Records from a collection
--*--

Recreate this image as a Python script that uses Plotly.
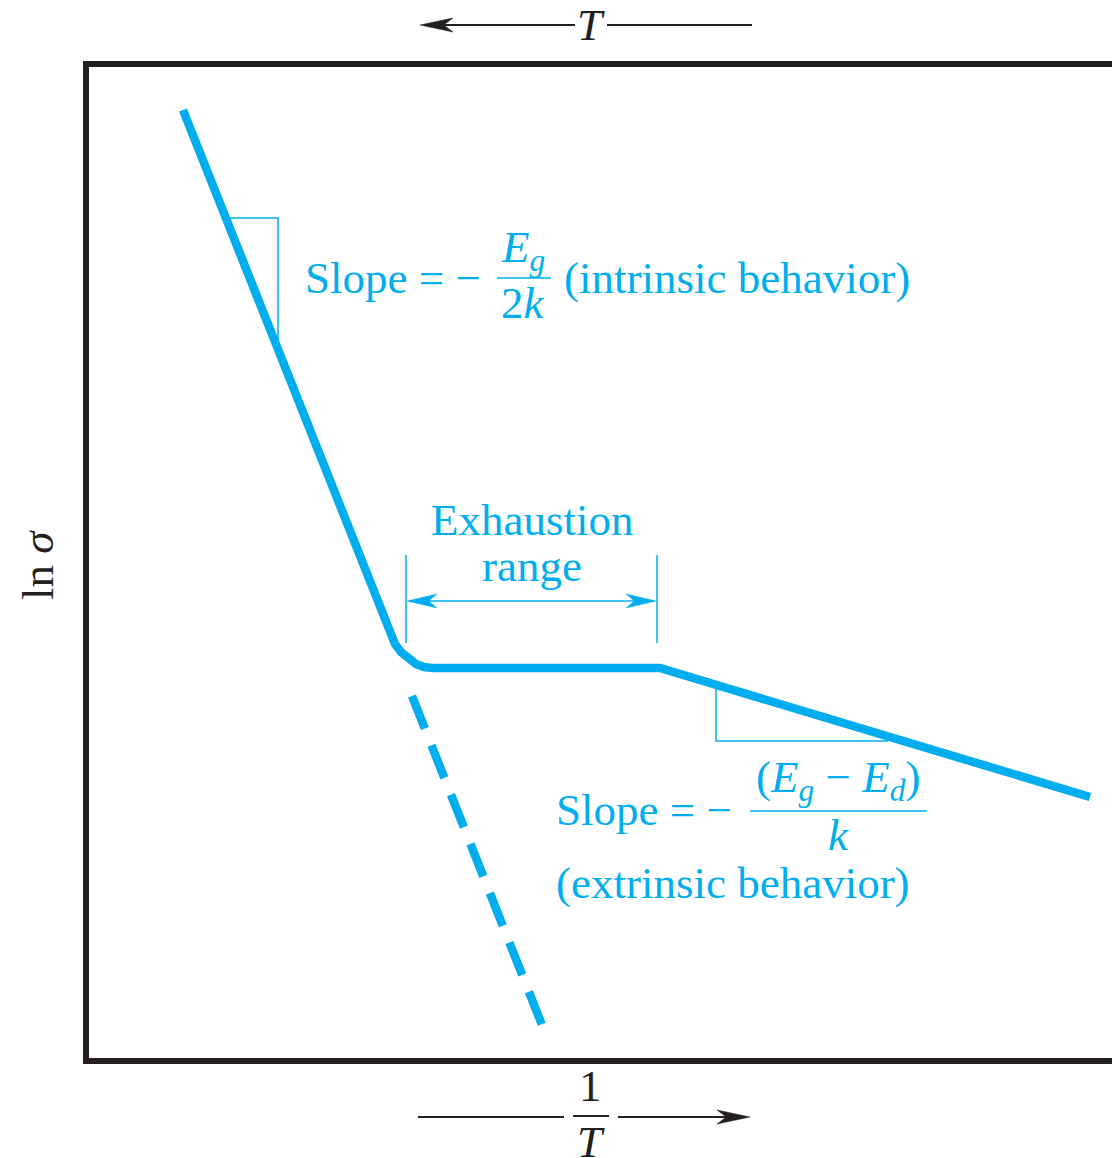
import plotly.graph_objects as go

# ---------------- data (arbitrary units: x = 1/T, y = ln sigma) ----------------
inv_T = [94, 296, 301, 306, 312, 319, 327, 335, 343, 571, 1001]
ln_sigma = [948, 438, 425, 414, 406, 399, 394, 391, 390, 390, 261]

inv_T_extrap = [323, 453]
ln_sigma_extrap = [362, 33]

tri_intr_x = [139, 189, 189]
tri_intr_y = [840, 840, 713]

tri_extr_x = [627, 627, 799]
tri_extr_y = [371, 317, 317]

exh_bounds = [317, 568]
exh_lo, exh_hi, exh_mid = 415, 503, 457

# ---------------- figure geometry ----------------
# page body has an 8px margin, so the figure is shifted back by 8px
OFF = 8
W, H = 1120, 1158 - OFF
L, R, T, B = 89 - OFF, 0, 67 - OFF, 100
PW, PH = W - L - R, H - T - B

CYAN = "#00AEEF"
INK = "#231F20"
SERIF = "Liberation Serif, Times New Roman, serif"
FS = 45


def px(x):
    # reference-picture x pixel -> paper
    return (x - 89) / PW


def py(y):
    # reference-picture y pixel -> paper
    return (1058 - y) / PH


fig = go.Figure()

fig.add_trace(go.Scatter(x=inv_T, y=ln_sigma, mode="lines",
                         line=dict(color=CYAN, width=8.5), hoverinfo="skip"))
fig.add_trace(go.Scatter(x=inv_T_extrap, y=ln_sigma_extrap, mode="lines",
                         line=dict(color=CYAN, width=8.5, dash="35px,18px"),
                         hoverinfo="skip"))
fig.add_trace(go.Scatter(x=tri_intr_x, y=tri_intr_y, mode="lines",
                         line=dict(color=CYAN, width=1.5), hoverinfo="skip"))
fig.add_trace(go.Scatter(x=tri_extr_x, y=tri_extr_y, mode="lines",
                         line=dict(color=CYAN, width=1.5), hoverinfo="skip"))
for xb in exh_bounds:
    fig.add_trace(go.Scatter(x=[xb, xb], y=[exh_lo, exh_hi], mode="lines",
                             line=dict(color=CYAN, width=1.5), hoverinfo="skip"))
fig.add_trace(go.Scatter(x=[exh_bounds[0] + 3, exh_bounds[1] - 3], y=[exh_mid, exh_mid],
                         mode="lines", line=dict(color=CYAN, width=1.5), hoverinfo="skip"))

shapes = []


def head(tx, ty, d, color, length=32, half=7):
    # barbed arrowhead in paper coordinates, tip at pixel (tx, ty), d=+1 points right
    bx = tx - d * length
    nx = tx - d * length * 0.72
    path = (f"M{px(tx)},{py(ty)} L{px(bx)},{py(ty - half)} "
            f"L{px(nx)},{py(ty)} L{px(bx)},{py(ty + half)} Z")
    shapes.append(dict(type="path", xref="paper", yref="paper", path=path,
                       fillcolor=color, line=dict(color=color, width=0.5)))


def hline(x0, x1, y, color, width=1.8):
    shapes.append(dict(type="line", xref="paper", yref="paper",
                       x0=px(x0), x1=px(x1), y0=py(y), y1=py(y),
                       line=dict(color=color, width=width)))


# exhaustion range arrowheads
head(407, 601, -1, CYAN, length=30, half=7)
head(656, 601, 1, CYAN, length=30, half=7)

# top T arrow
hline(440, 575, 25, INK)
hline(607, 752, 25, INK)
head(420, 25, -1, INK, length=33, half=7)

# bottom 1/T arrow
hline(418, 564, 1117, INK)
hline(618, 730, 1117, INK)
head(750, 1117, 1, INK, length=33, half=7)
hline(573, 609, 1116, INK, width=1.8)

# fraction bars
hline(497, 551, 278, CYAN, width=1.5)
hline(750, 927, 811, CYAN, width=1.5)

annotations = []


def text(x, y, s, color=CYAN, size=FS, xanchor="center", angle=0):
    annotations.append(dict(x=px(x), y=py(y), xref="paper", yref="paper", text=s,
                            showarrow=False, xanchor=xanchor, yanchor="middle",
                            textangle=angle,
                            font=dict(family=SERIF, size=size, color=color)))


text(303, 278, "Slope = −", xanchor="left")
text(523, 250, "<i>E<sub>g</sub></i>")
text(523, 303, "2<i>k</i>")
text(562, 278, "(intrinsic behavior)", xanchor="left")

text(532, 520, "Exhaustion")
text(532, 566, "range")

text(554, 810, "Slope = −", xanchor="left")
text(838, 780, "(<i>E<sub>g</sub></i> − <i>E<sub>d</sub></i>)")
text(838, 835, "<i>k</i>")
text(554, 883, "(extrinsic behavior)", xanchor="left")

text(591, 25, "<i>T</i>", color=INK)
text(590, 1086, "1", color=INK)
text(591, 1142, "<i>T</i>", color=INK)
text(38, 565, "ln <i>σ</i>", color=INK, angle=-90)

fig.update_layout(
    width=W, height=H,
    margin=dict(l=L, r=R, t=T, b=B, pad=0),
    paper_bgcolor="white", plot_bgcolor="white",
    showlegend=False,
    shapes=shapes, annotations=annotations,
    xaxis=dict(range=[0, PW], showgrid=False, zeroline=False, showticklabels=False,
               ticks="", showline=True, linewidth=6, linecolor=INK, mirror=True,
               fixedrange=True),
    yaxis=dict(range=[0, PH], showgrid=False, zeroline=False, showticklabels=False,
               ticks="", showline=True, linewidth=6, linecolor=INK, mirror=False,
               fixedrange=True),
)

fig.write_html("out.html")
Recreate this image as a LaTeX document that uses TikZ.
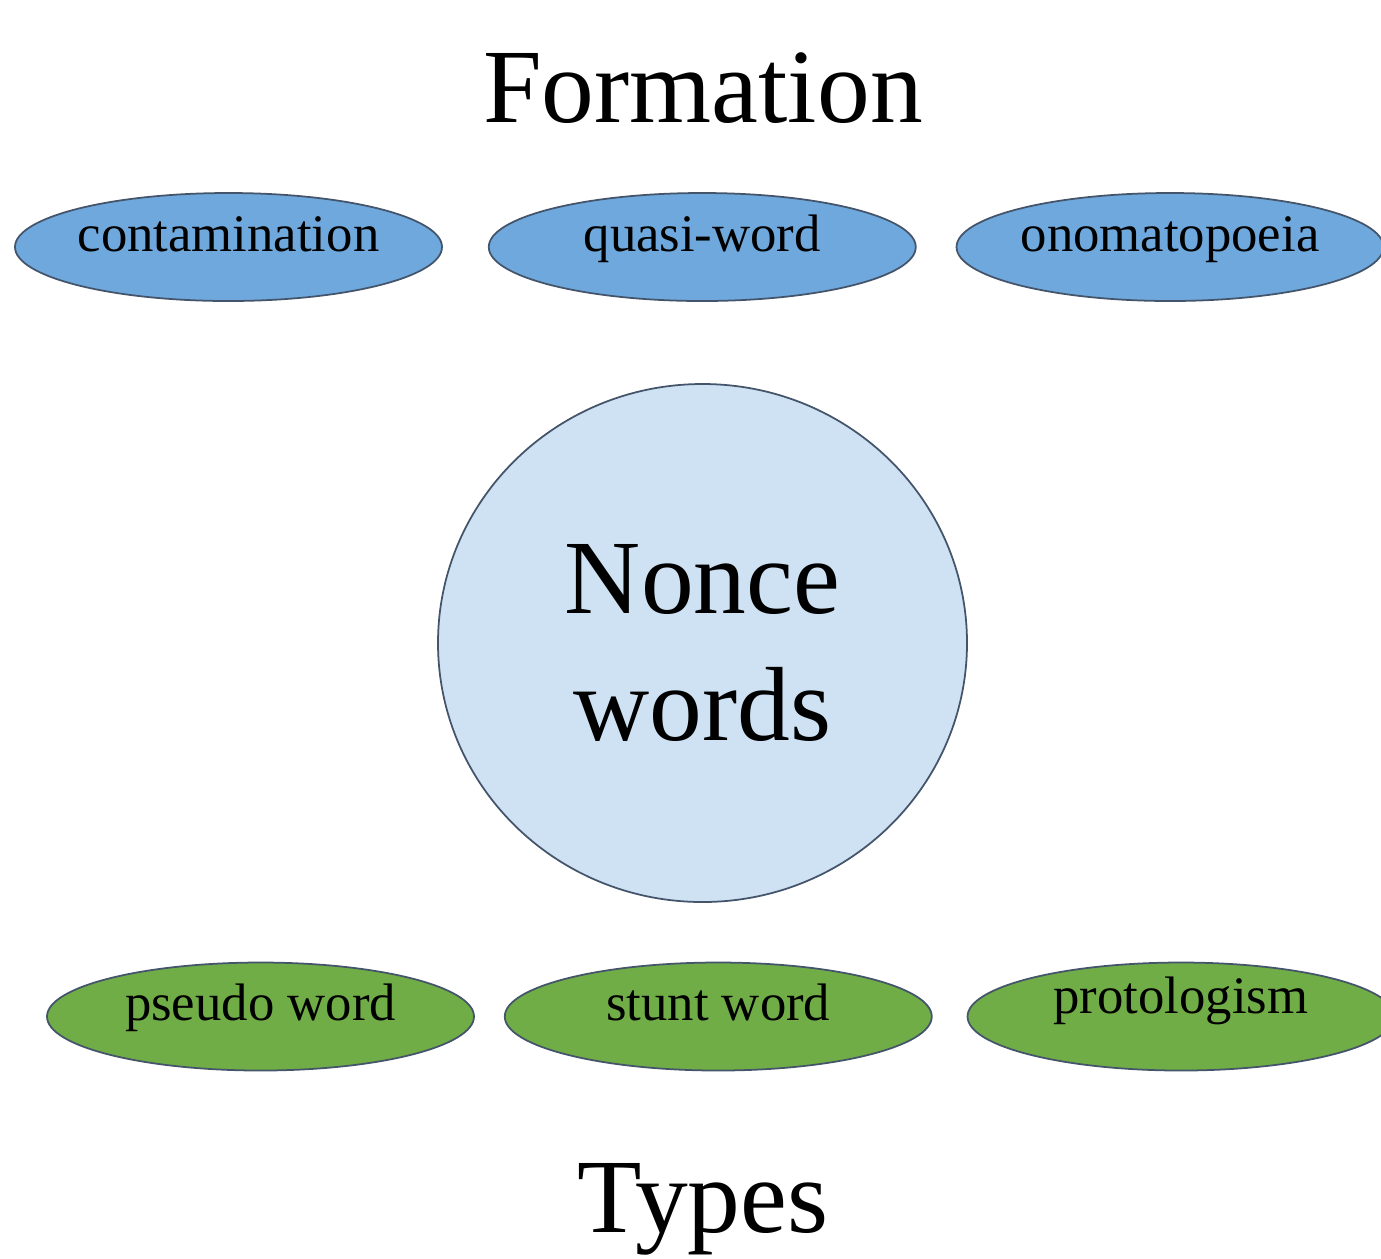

--*--

* WHAT YOU SHOULD DO
Stop after the line containing "exh_lo, exh_hi, exh_mid = 415, 503, 457": copy the records exactly from the first line up to there, leaving pictures out.

* RESPONSE FOR THIS EXERCISE
Recreate this image as a Python script that uses Plotly.
import plotly.graph_objects as go

# ---------------- data (arbitrary units: x = 1/T, y = ln sigma) ----------------
inv_T = [94, 296, 301, 306, 312, 319, 327, 335, 343, 571, 1001]
ln_sigma = [948, 438, 425, 414, 406, 399, 394, 391, 390, 390, 261]

inv_T_extrap = [323, 453]
ln_sigma_extrap = [362, 33]

tri_intr_x = [139, 189, 189]
tri_intr_y = [840, 840, 713]

tri_extr_x = [627, 627, 799]
tri_extr_y = [371, 317, 317]

exh_bounds = [317, 568]
exh_lo, exh_hi, exh_mid = 415, 503, 457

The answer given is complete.